SUPPLIED DATA |

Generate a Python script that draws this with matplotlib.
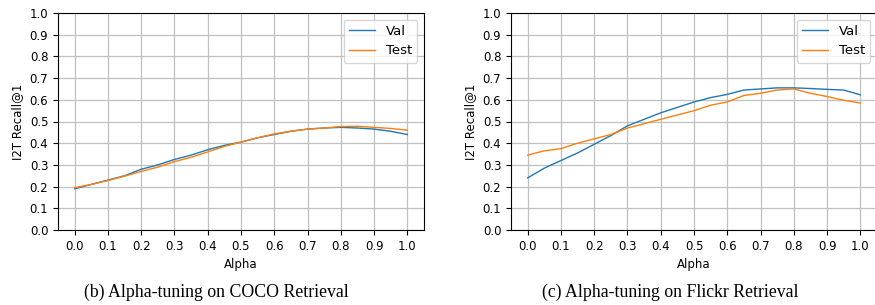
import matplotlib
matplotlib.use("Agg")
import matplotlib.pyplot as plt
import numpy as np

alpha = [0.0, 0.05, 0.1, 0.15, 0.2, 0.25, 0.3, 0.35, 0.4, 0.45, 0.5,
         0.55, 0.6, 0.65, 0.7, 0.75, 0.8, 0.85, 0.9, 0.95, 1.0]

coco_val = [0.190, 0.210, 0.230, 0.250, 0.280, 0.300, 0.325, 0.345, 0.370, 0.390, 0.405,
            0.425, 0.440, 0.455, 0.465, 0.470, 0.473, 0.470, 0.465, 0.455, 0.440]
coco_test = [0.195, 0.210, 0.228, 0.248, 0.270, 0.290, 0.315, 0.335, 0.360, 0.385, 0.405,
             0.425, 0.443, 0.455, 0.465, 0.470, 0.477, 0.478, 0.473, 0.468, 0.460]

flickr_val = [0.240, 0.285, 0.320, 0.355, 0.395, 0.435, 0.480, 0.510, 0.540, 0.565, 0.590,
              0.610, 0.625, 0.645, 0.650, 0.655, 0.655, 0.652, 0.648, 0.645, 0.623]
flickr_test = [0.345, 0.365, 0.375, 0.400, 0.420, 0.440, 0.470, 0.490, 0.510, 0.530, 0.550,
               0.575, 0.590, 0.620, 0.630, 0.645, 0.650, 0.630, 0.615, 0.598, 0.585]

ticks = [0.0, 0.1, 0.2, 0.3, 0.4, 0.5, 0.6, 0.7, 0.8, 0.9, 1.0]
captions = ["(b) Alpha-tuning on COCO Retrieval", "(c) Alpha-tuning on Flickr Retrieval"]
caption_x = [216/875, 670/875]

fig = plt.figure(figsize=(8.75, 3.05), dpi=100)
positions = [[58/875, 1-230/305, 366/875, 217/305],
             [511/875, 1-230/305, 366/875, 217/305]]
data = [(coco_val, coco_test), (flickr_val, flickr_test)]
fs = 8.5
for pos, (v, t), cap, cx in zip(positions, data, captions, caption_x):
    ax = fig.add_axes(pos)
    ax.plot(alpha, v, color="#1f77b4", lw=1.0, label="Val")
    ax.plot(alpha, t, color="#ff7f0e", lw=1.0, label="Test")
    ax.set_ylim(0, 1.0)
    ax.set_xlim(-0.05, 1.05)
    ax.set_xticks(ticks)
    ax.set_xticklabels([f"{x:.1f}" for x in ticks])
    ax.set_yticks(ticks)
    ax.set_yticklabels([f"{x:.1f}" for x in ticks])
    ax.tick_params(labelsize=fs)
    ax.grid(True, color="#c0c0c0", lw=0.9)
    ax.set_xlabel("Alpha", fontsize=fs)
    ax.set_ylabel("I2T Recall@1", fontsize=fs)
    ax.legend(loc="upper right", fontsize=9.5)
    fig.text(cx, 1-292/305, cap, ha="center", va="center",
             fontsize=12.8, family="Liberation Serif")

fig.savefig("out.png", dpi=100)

WHAT IS ASKED |
Return, unchanged, the lines from the first line of the material through the line that holds "0.55, 0.6, 0.65, 0.7, 0.75, 0.8, 0.85, 0.9, 0.95, 1.0]", inclusive, omitting pictures.

REPLY |
Generate a Python script that draws this with matplotlib.
import matplotlib
matplotlib.use("Agg")
import matplotlib.pyplot as plt
import numpy as np

alpha = [0.0, 0.05, 0.1, 0.15, 0.2, 0.25, 0.3, 0.35, 0.4, 0.45, 0.5,
         0.55, 0.6, 0.65, 0.7, 0.75, 0.8, 0.85, 0.9, 0.95, 1.0]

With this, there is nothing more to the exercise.